Bir yıl oldu, İsrail Gazze ve ardından şimdi Beyrut ve Lübnan’ın güneyine günde yüzlerce ton bomba yağdırıp yüzlerce füze atıyor. Evet, kapitalizmi ve ekonomisi küçümsenemeyecek güçte İsrail’in. Nüfusu örneğin Türkiye’nin 1/8’i kadarken 1/4’ünden fazla dış ticareti, yarısı kadar sermaye ihraç ve ithalatı var. Güçlü olmasına güçlü ekonomisi, ama günlük sadece bunca bomba ve füzeyle binlerce sorti yapan uçaklarının yakıt harcamalarını karşılaması olanağı düşünülsün- var mıdır?
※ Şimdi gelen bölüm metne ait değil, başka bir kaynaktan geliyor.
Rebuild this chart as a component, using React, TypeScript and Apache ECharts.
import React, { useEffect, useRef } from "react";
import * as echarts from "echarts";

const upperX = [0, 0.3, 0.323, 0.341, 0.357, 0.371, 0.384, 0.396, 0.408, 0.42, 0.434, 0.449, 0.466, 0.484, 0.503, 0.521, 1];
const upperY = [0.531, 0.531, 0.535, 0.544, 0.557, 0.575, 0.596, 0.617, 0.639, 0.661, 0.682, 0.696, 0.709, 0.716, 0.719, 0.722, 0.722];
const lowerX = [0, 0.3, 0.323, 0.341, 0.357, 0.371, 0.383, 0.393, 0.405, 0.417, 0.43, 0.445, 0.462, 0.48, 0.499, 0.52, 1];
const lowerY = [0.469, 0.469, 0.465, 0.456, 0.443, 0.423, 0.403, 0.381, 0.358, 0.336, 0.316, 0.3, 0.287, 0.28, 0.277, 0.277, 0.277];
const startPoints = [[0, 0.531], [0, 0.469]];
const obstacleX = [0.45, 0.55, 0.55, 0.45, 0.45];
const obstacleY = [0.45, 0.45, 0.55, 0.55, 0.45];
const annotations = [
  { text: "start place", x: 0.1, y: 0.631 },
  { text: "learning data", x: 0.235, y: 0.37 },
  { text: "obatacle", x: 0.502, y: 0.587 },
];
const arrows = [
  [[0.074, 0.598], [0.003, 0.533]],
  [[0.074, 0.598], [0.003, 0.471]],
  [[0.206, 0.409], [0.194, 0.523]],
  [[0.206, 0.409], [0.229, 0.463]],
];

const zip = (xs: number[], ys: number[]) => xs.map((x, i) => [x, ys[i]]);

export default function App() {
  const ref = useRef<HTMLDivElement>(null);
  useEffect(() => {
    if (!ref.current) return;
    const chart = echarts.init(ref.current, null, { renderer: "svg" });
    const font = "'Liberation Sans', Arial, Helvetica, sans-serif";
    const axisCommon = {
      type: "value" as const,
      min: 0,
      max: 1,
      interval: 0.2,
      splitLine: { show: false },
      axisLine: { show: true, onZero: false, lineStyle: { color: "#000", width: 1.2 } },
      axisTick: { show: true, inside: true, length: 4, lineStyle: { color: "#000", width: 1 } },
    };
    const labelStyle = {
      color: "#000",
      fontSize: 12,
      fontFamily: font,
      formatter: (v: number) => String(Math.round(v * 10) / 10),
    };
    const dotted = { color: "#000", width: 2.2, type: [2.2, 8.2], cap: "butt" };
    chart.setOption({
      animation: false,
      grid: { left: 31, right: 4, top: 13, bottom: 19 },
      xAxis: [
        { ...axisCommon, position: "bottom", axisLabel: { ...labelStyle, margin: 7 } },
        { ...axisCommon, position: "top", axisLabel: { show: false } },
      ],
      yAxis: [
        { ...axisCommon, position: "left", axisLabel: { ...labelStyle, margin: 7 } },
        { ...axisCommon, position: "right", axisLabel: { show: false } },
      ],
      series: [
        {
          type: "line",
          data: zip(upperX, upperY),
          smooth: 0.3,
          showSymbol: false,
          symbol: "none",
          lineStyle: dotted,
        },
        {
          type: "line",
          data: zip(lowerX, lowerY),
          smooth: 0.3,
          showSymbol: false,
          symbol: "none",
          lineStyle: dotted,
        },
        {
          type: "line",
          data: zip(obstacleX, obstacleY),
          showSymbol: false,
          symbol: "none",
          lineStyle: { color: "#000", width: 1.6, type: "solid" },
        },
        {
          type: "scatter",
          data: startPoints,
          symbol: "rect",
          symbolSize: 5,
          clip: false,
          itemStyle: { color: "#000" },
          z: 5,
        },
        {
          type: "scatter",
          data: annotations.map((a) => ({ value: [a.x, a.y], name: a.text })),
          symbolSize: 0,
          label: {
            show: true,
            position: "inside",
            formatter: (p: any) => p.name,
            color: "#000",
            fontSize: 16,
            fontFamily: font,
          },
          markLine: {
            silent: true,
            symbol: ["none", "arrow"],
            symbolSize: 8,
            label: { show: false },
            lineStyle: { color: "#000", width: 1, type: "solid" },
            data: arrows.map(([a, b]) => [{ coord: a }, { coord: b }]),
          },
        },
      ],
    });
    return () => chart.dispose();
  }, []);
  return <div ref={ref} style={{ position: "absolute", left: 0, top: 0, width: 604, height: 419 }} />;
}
Türkiye’yi alın, ekonomisinin ölçeği ve boyutları İsrail’in 3-4 misli büyüklükte. Türkiye bir yıl boyunca günde bu denli bomba ve füze üretebilir mi? Daha yiyeceği, içeceği, giyeceği, otomobili, mutfak makinesi … var da var!
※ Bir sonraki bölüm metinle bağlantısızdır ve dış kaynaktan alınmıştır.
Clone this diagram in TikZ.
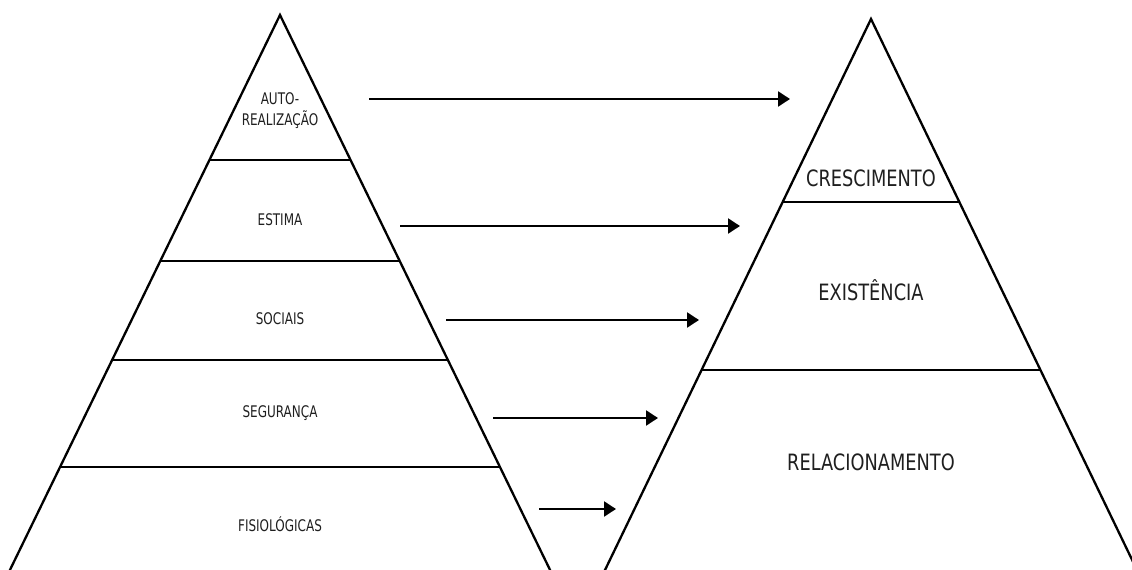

İsrail’in bu büyüklükte bir devlet harcamasının altından kalkamayacağı açık.
Nereden geliyor bu silah ve cephane?
Özellikle Batılı emperyalist ülke halkları boşuna hükümetlerinden İsrail’e silah akışını durdurmalarını talep etmiyor. Zaten başta ABD ve İngiltere olmak üzere Batılı emperyalistler İsrail ve katliamlarının açıkça arkasında durup desteklerini boşuna ifade etmiyorlar! Sürekli silah sevk etmeleri yetmiyor, gemi ve uçaklarını doğu Akdeniz’e yığarak silahlı koruma da sağlıyorlar. İsrail, sadece kendi yayılmacı amaçlarını gütmüyor, özellikle Amerikan emperyalizminin dünya egemenliği stratejisinin hizmetinde, Ortadoğu ve dünyayı ABD’nin amaçlarına uygun hale getiriyor.
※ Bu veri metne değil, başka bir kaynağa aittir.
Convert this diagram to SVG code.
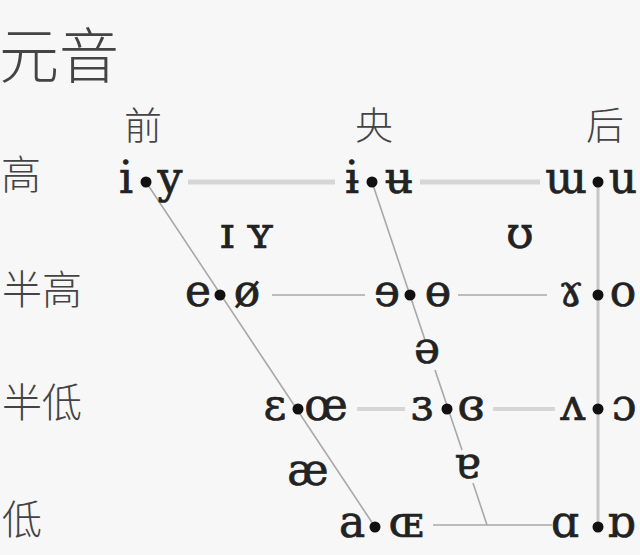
<svg xmlns="http://www.w3.org/2000/svg" width="640" height="555" viewBox="0 0 640 555">
<style>
.cjk{font-family:"Noto Sans CJK SC","Noto Sans CJK JP",sans-serif;font-weight:300;fill:#444;text-anchor:middle}
.ipa{font-family:"DejaVu Serif","Liberation Serif",serif;font-size:44px;fill:#222;stroke:#222;stroke-width:0.7;text-anchor:middle}
.thick{stroke:#d6d6d6;stroke-width:5;fill:none}
.thin{stroke:#a8a8a8;stroke-width:1.6;fill:none}
.back{stroke:#c6c6c6;stroke-width:3;fill:none}
.dot{fill:#111}
</style>
<rect width="640" height="555" fill="#f7f7f7"/>
<g id="title"><text class="cjk" x="59" y="78" font-size="60">元音</text></g>
<g id="headers">
<text class="cjk" x="143" y="139" font-size="38">前</text>
<text class="cjk" x="374" y="139" font-size="38">央</text>
<text class="cjk" x="605" y="139" font-size="38">后</text>
</g>
<g id="rows">
<text class="cjk" x="21" y="189" font-size="40">高</text>
<text class="cjk" x="42" y="304" font-size="40">半高</text>
<text class="cjk" x="42" y="417" font-size="40">半低</text>
<text class="cjk" x="22" y="534" font-size="40">低</text>
</g>
<g id="connectors">
<line class="thick" x1="188" y1="182" x2="335" y2="182"/>
<line class="thick" x1="420" y1="182" x2="540" y2="182"/>
<line class="thin" x1="272" y1="295" x2="365" y2="295"/>
<line class="thin" x1="458" y1="295" x2="547" y2="295"/>
<line class="thick" x1="357" y1="409" x2="405" y2="409" style="stroke-width:4"/>
<line class="thick" x1="493" y1="409" x2="555" y2="409" style="stroke-width:4"/>
<line class="thin" x1="433" y1="525" x2="552" y2="525"/>
<line class="thin" x1="146" y1="182" x2="375" y2="527"/>
<line class="thin" x1="372" y1="182" x2="425" y2="340"/>
<line class="thin" x1="435" y1="370" x2="462" y2="450"/>
<line class="thin" x1="473" y1="483" x2="487" y2="525"/>
<line class="back" x1="598" y1="182" x2="598" y2="527"/>
</g>
<g id="v-i-y"><circle class="dot" cx="146" cy="182" r="5.5"/><text class="ipa" x="126" y="193">i</text><text class="ipa" x="170" y="193">y</text></g>
<g id="v-ɨ-ʉ"><circle class="dot" cx="372" cy="182" r="5.5"/><text class="ipa" x="352" y="193">ɨ</text><text class="ipa" x="399" y="193">ʉ</text></g>
<g id="v-ɯ-u"><circle class="dot" cx="598" cy="182" r="5.5"/><text class="ipa" x="566" y="193">ɯ</text><text class="ipa" x="623" y="193">u</text></g>
<g id="v-ɪ-ʏ"><text class="ipa" x="227" y="248">ɪ</text><text class="ipa" x="260" y="248">ʏ</text></g>
<g id="v-ʊ"><text class="ipa" x="520" y="248">ʊ</text></g>
<g id="v-e-ø"><circle class="dot" cx="220" cy="295" r="5.5"/><text class="ipa" x="198" y="306">e</text><text class="ipa" x="247" y="306">ø</text></g>
<g id="v-ɘ-ɵ"><circle class="dot" cx="410" cy="295" r="5.5"/><text class="ipa" x="387" y="306">ɘ</text><text class="ipa" x="438" y="306">ɵ</text></g>
<g id="v-ɤ-o"><circle class="dot" cx="598" cy="295" r="5.5"/><text class="ipa" x="571" y="306">ɤ</text><text class="ipa" x="623" y="306">o</text></g>
<g id="v-ə"><text class="ipa" x="427" y="363">ə</text></g>
<g id="v-ɛ-œ"><circle class="dot" cx="298" cy="409" r="5.5"/><text class="ipa" x="275" y="420">ɛ</text><text class="ipa" x="326" y="420">œ</text></g>
<g id="v-ɜ-ɞ"><circle class="dot" cx="447" cy="409" r="5.5"/><text class="ipa" x="422" y="420">ɜ</text><text class="ipa" x="471" y="420">ɞ</text></g>
<g id="v-ʌ-ɔ"><circle class="dot" cx="598" cy="409" r="5.5"/><text class="ipa" x="573" y="420">ʌ</text><text class="ipa" x="624" y="420">ɔ</text></g>
<g id="v-æ"><text class="ipa" x="308" y="485">æ</text></g>
<g id="v-ɐ"><text class="ipa" x="467" y="478">ɐ</text></g>
<g id="v-a-ɶ"><circle class="dot" cx="375" cy="527" r="5.5"/><text class="ipa" x="352" y="537">a</text><text class="ipa" x="406" y="537">ɶ</text></g>
<g id="v-ɑ-ɒ"><circle class="dot" cx="598" cy="527" r="5.5"/><text class="ipa" x="565" y="537">ɑ</text><text class="ipa" x="621" y="537">ɒ</text></g>
</svg>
İsrail terörizmini lanetlemek yetmez! Arkasındaki güçleri görmeden belki dinci ve milliyetçi yaklaşımlarla İsrail’e küfretmek yürekleri soğutabilir! Ama ne Filistin halkının kurtuluş umuduna bir ışık yakılabilir ne bölgemizin ve dünyanın başındaki belanın çözümü mümkündür! Bu, arkasındaki emperyalistler kadar, ekonomik, ticari ve diplomatik ilişkilerini sürdürerek İsrail’e örtülü destek sunan AKP Türkiye’siyle gerici Arap ülkeleri açısından da geçerlidir. Örtülü destekleyenler görülmeden de bir ilerleme sağlanamaz!